Abby Johnson’s Story Doesn’t Hold Water

Remember when we told you about the Planned Parenthood clinic director in Texas who quit her job to join the 40 Days for Life wingnuts? Well, Abby Johnson is back in the news – this time because her story of experiencing a radical change of heart just isn’t holding up to scrutiny. According to Texas Monthly, portions of Abby Johnson’s story may have been fabricated to cover up the real reason for her departure from Planned Parenthood – slipping job performance.

The rollout of Abby Johnson as a culture-war celebrity got off to a rocky start. In early November, the online magazine Salon reported that on September 27, the day after Johnson says she witnessed the ultrasound-guided abortion and had her epiphany, she appeared as a guest on the Bryan public radio program Fair and Feminist to discuss her work at the clinic. In the hour-long interview, Johnson gives an enthusiastic defense of the clinic and ridicules the 40 Days for Life protest. She doesn’t sound like someone who’d had a life-changing experience the previous day or who had soured on her employer’s mission . . .

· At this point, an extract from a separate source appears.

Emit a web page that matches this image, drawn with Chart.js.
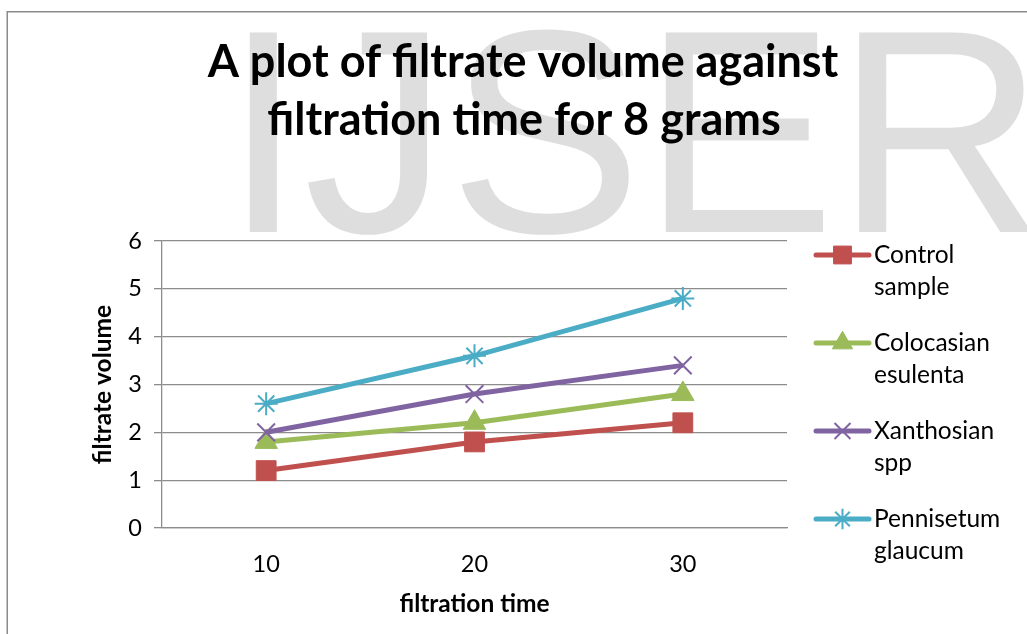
<!DOCTYPE html>
<html>
<head>
<meta charset="utf-8">
<script src="https://cdn.jsdelivr.net/npm/chart.js@4.4.1/dist/chart.umd.min.js"></script>
<style>
  html, body { margin: 0; padding: 0; background: #fff; }
  #wrap { width: 1027px; height: 634px; }
</style>
</head>
<body>
<div id="wrap"><canvas id="c" width="1027" height="634"></canvas></div>
<script>
// ---- data ----
const categories = ['10', '20', '30'];
const seriesNames = ['Control sample', 'Colocasian esulenta', 'Xanthosian spp', 'Pennisetum glaucum'];
const controlSample = [1.2, 1.8, 2.2];
const colocasianEsulenta = [1.8, 2.2, 2.8];
const xanthosianSpp = [2.0, 2.8, 3.4];
const pennisetumGlaucum = [2.6, 3.6, 4.8];
const yMin = 0, yMax = 6, yStep = 1;
const titleLines = ['A plot of filtrate volume against', 'filtration time for 8 grams'];
const xTitle = 'filtration time';
const yTitle = 'filtrate volume';
const watermark = 'IJSER';

// ---- styles ----
const FONT = 'Lato, "Open Sans", sans-serif';
const GRID = '#8c8c8c';
const colors = ['#C0504D', '#9BBB59', '#8064A2', '#4BACC6'];
const styles = [
  { pointStyle: 'rect', pointRadius: 14, pointBorderWidth: 1 },
  { pointStyle: 'triangle', pointRadius: 13, pointBorderWidth: 1 },
  { pointStyle: 'crossRot', pointRadius: 12.5, pointBorderWidth: 2 },
  { pointStyle: 'star', pointRadius: 11.5, pointBorderWidth: 2 }
];
const values = [controlSample, colocasianEsulenta, xanthosianSpp, pennisetumGlaucum];

const datasets = values.map((v, i) => ({
  label: seriesNames[i],
  data: v,
  borderColor: colors[i],
  backgroundColor: colors[i],
  pointBackgroundColor: colors[i],
  pointBorderColor: colors[i],
  borderWidth: 5,
  tension: 0,
  order: values.length - i,
  pointStyle: styles[i].pointStyle,
  pointRadius: styles[i].pointRadius,
  pointHoverRadius: styles[i].pointRadius,
  pointBorderWidth: styles[i].pointBorderWidth
}));

const decor = {
  id: 'decor',
  beforeDraw(chart) {
    const ctx = chart.ctx;
    ctx.save();
    ctx.fillStyle = '#ffffff';
    ctx.fillRect(0, 0, chart.width, chart.height);
    // watermark
    ctx.font = '290px "Liberation Sans", Arial, sans-serif';
    ctx.fillStyle = '#dedede';
    ctx.textBaseline = 'alphabetic';
    ctx.textAlign = 'left';
    ctx.fillText(watermark, 223, 232);
    // outer frame
    ctx.strokeStyle = '#8a8a8a';
    ctx.lineWidth = 1.5;
    ctx.strokeRect(7.25, 11.75, 1100, 700);
    // title
    ctx.fillStyle = '#000';
    ctx.font = 'bold 45px ' + FONT;
    ctx.textAlign = 'center';
    ctx.textBaseline = 'middle';
    ctx.fillText(titleLines[0], 523, 62);
    ctx.fillText(titleLines[1], 524, 120);
    ctx.restore();
  },
  afterDraw(chart) {
    const ctx = chart.ctx;
    ctx.save();
    chart.data.datasets.forEach((ds, i) => {
      const y = 255 + i * 88;
      ctx.strokeStyle = ds.borderColor;
      ctx.lineWidth = 5;
      ctx.lineCap = 'round';
      ctx.beginPath();
      ctx.moveTo(816, y);
      ctx.lineTo(869, y);
      ctx.stroke();
      ctx.fillStyle = ds.pointBackgroundColor;
      ctx.strokeStyle = ds.pointBorderColor;
      ctx.lineWidth = ds.pointBorderWidth;
      ctx.lineCap = 'butt';
      Chart.helpers.drawPoint(ctx, {
        pointStyle: ds.pointStyle,
        radius: ds.pointRadius * 0.9,
        rotation: 0,
        borderWidth: ds.pointBorderWidth
      }, 842.5, y);
      ctx.fillStyle = '#000';
      ctx.font = '24.5px ' + FONT;
      ctx.textAlign = 'left';
      ctx.textBaseline = 'middle';
      const words = ds.label.split(' ');
      words.forEach((w, k) => ctx.fillText(w, 874, y + k * 32));
    });
    ctx.restore();
  }
};

new Chart(document.getElementById('c'), {
  type: 'line',
  data: { labels: categories, datasets },
  options: {
    responsive: false,
    animation: false,
    devicePixelRatio: 1,
    layout: { padding: { left: 7, right: 240, top: 241, bottom: 0 } },
    plugins: {
      legend: { display: false },
      title: { display: false },
      tooltip: { enabled: false }
    },
    scales: {
      x: {
        type: 'category',
        offset: true,
        grid: { display: false, drawTicks: false },
        border: { display: true, color: GRID, width: 1.3 },
        ticks: { color: '#000', font: { family: FONT, size: 23.5 }, padding: 22 },
        title: {
          display: true, text: xTitle, color: '#000',
          font: { family: FONT, size: 24.5, weight: 'bold' },
          padding: { top: 0, bottom: 15 }
        },
        afterFit(scale) { scale.height = 106; }
      },
      y: {
        min: yMin, max: yMax,
        ticks: { stepSize: yStep, color: '#000', font: { family: FONT, size: 23.5 }, padding: 12 },
        grid: { color: GRID, lineWidth: 1.3, tickLength: 8, drawTicks: true },
        border: { display: true, color: GRID, width: 1.3 },
        title: {
          display: true, text: yTitle, color: '#000',
          font: { family: FONT, size: 24.5, weight: 'bold' },
          padding: { top: 81, bottom: 0 }
        },
        afterFit(scale) { scale.width = 155; }
      }
    }
  },
  plugins: [decor]
});
</script>
</body>
</html>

Johnson’s departure from Planned Parenthood turned out to be a more complex story than it first appeared. At a court hearing for an injunction sought by Planned Parenthood to prevent Johnson from divulging confidential information to her new allies, two of Johnson’s former co-workers testified that she told them in the days before she resigned that she was afraid she was about to be fired. At one time, Johnson, who was named the regional Planned Parenthood affiliate’s employee of the year in 2008, seemed to have a promising future with the organization. By mid-2009, however, her relationship with her employer had begun to deteriorate. Salon reported that on October 2, Johnson was summoned to Houston to meet with her supervisors to discuss problems with her job performance. She was placed on what Planned Parenthood calls a “performance improvement plan.” It was just three days later, on Monday, that Johnson made her tearful appearance at the Coalition for Life. The following day she faxed Planned Parenthood a resignation letter, which mentioned nothing about a crisis of conscience . . .

Johnson’s account is so plausible and rich in detail that even Planned Parenthood seems not to have investigated whether this event ever took place. At my request, the staff at the Bryan clinic examined patient records from September 26, the day Johnson claims to have had her conversion experience, and spoke with the physician who performed abortions on that date. According to Planned Parenthood, there is no record of an ultrasound-guided abortion performed on September 26. The physician on duty told the organization that he did not use an ultrasound that day, nor did Johnson assist on any abortion procedure. “Planned Parenthood can assure you that no abortion patients underwent an ultrasound-guided abortion on September 26,” said a spokesperson. It’s difficult to imagine that Johnson simply got the date wrong; September 12 was the only other day that month that the clinic performed surgical abortions.

Could clinic staff and the physician be mistaken? The Texas Department of State Health Services requires abortion providers to fill out a form documenting basic information about each procedure performed at a clinic. This document is known as the Induced Abortion Report Form. The Bryan clinic reported performing fifteen surgical abortions on September 26. Johnson has consistently said that the patient in question was thirteen weeks pregnant, which is plausible, since thirteen weeks is right at the cusp of when physicians will consider using an ultrasound to assist with the procedure. Yet none of the patients listed on the report for that day were thirteen weeks pregnant; in fact, none were beyond ten weeks.

This has cover up written all over it. I don’t mean to be suspicious of people, but the facts in this case just aren’t holding up to close examination. I’m more apt to believe actual medical records than I am to believe a disgruntled former employee.

Kudos to Nate Blakeslee for digging up the dirt on this one.